Increasing focus by the government and financial regulators has raised our national consciousness about the prevalence of elder fraud and financial abuse. From the Department of Labor to the Financial Industry Regulatory Authority, there has never been more attention given to abuses suffered by aging Americans — a generation that is not only the largest by population but the wealthiest in the history of the United States. While this ordinarily be grounds for rejoicing at our national bounty, there is a dark side: older Americans with unprecedented wealth have also become the targets of an equally unprecedented number of attempts to separate them from their hard-earned savings.
Perpetrators of Elder Financial Abuse Are Typically Friends, Family, and Fiduciaries
Perhaps most surprising in all of this is the nature of the perpetrators. While cyber-hackers who empty bank accounts often make headlines and stoke fear, the truth is that most perpetrators are much more close at hand. In fact, sadly many of them are family, friends, fiduciaries, and caretakers. These are the individual who have the most access to the aging; in many cases, their own financial struggles — combined with opportunity — present an irresistible situation. They just can’t seem to help helping themselves to other people’s money.

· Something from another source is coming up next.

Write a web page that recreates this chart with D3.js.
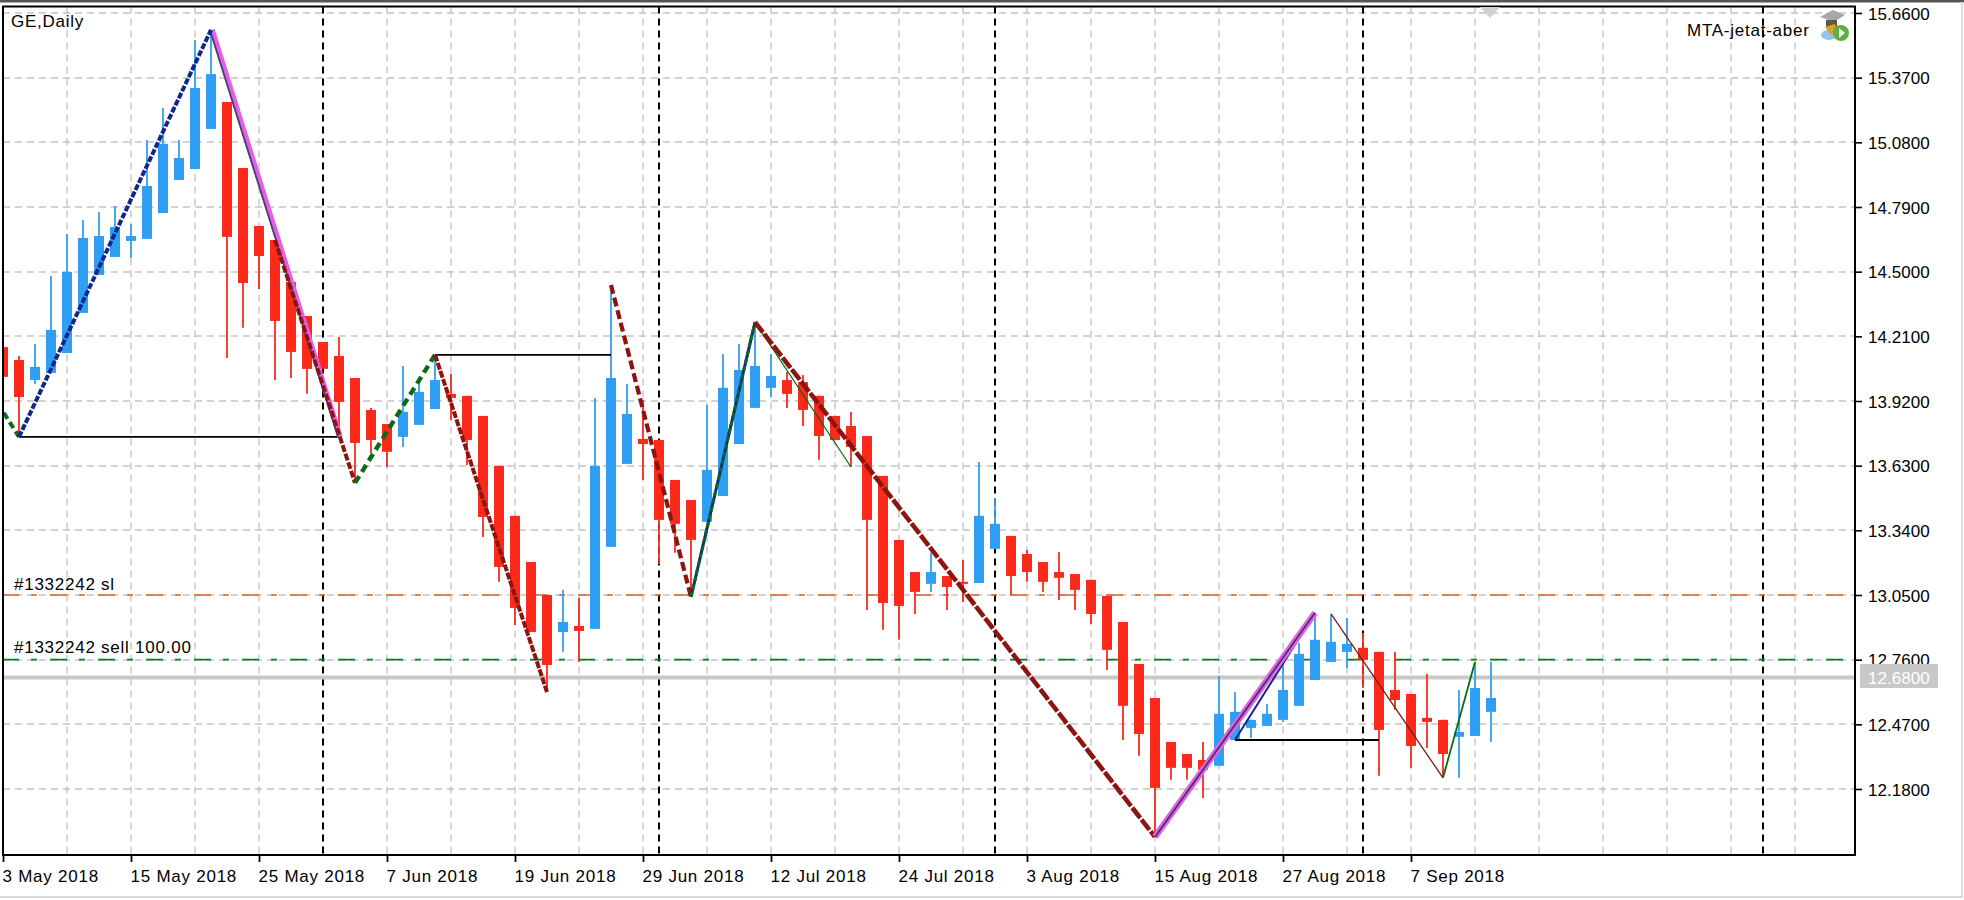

The best way to prevent elder financial abuse and fraud is to stay vigilant. While the government, regulators, and law enforcement agencies have certainly upped their game in the last few years, older individuals and investors have not fully recognized how at risk their wealth and well-being may be. Any number of frauds and scams may be coming your way every day. It’s best to know and be able to recognize them — in order not to become yet another victim in this growing problem that, inevitably, will become a problem for all of us.
Common Types of Elder Financial Fraud and Abuse
Below are some of the most common types of fraud and schemes perpetrated against aging Americans. This is by no means an exhaustive list.
Fraud: False record-keeping, forgeries, unauthorized check-writing, and pyramid schemes.
Real estate: Property sold or transferred without knowledge or consent.
Contractor: Contractor or handyman paid for work that was never competed—or even started.
Lottery scams: Third party collects a “prize” from lotteries or sweepstakes.
Electronic: Surrendering account numbers or passwords for bank or brokerage accounts (commonly called “phishing”).
Mortgage: Loans issued against property by unauthorized parties.
Investment: Investments made without the account holder’s knowledge or consent. High-fee investment products. Excessive trading activity.
Insurance: Inappropriate products or unauthorized trading of life insurance policies.